Is Kerry, only nine months on the job, already proving to be a better secretary of State than Hillary Clinton? To be fair to Clinton, she delegated Afghanistan and Pakistan to Holbrooke, one of America’s most able diplomats, and the Middle East to George Mitchell, the former U.S. senator. She also became secretary of State at a rawer time for America, when the key task of the new Obama administration was to restore some luster to a U.S. image badly tarnished by the ongoing Iraq war and the global financial crisis triggered by Wall Street. As a result, the administration was then focused on emphasizing the “soft” diplomacy of U.S. image-building, values-promotion and influence over “hard” or coercive diplomacy, in other words personal mediation in conflicts.
But neither did Clinton seem eager to step in when Holbrooke and Mitchell or other special envoys failed to make headway. It’s also clear that Kerry’s efforts are largely of his own making—especially in the Mideast, where the White House appears to have somewhat reluctantly let him try, marginalizing previous efforts to “pivot” its interests to Asia. And to a striking degree, Kerry’s efforts to bring Israelis and Palestinian together, to negotiate a truce in Syria at a “Geneva II” conference, and to find common ground with Iran on its nuclear program are all pieces of the same puzzle. Iran, for example, will continue to shore up Syria’s Assad and Hezbollah as long as it fears military threats from Israel and the United States over its nuclear program. If those threats abate, and some kind of nuclear agreement is signed, it might just be possible for Kerry to also induce Tehran to separate itself from the Assad regime, thereby making a truce in the civil war easier. A similar logic applies to Russia, which has also backed Assad and often seen itself as an adversary to U.S. interests in the region.

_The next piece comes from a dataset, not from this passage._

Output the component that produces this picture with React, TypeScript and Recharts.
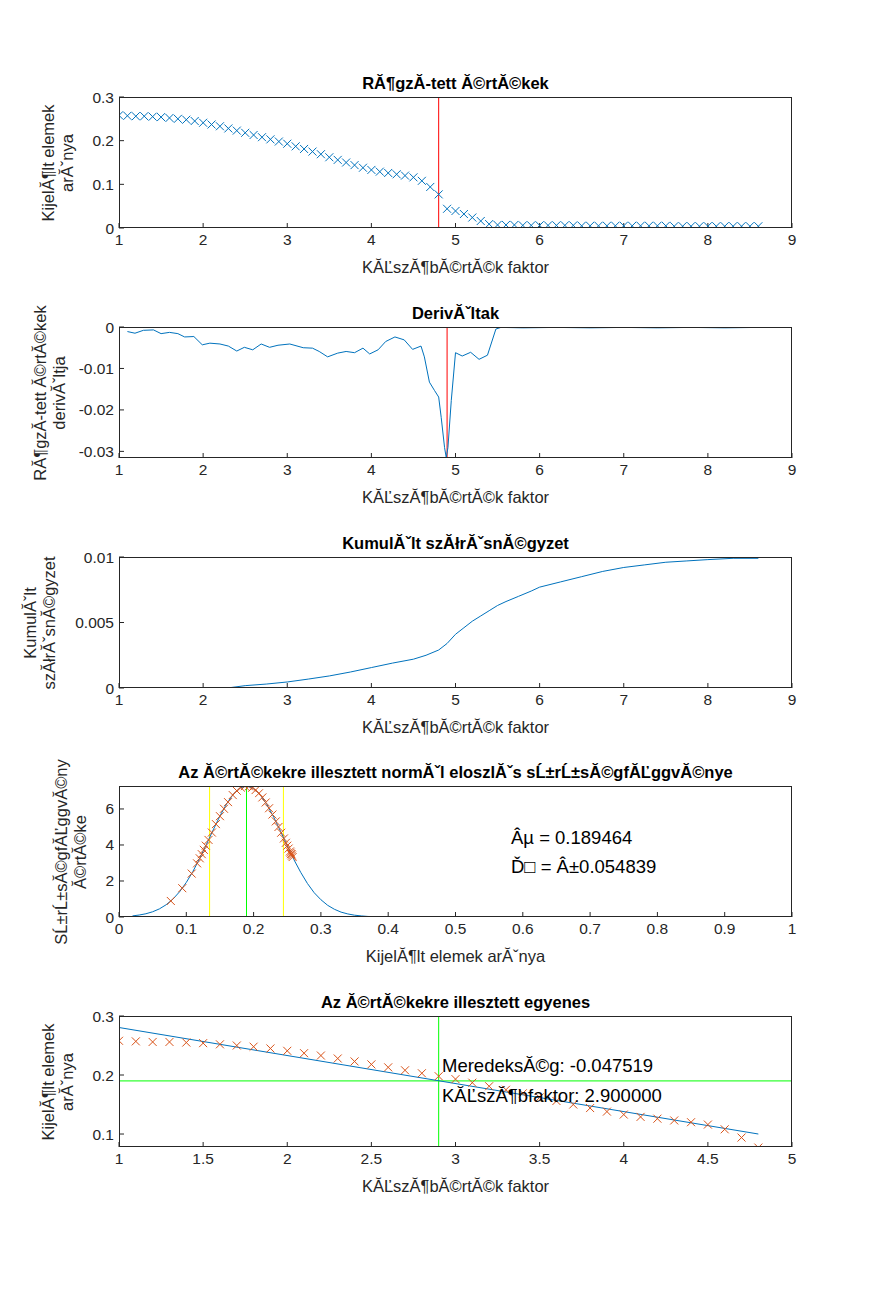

Until now, one of the biggest sticking points over a Syria peace conference is whether Iran would attend, but the new opening between Washington and Tehran could help solve that issue. It is no small matter that Iranian Foreign Minister Zarif is the same Iranian diplomat who helped the U.S. to create the post-Taliban Afghan government at a conference in Bonn in late 2001. Like Kerry, Zarif is also a master at finding common ground.
In truth, the prospects for Israeli-Palestinian peace or an agreement with Iran that would halt the nuclear program that the Islamic Republic has dedicated itself to for decades look quixotic at best. What’s also not very clear as yet is how much Kerry is making administration strategy, versus simply carrying it out energetically, as Clinton often did. To a striking degree, new National Security Advisor Susan Rice has taken charge inside the White House, officials say, and Obama himself remains his own No. 1 strategist. But if there are deals to be made and Kerry’s the one in the camera shot, he’ll get a lot of the credit. And he may yet leave a considerable mark as America’s top diplomat.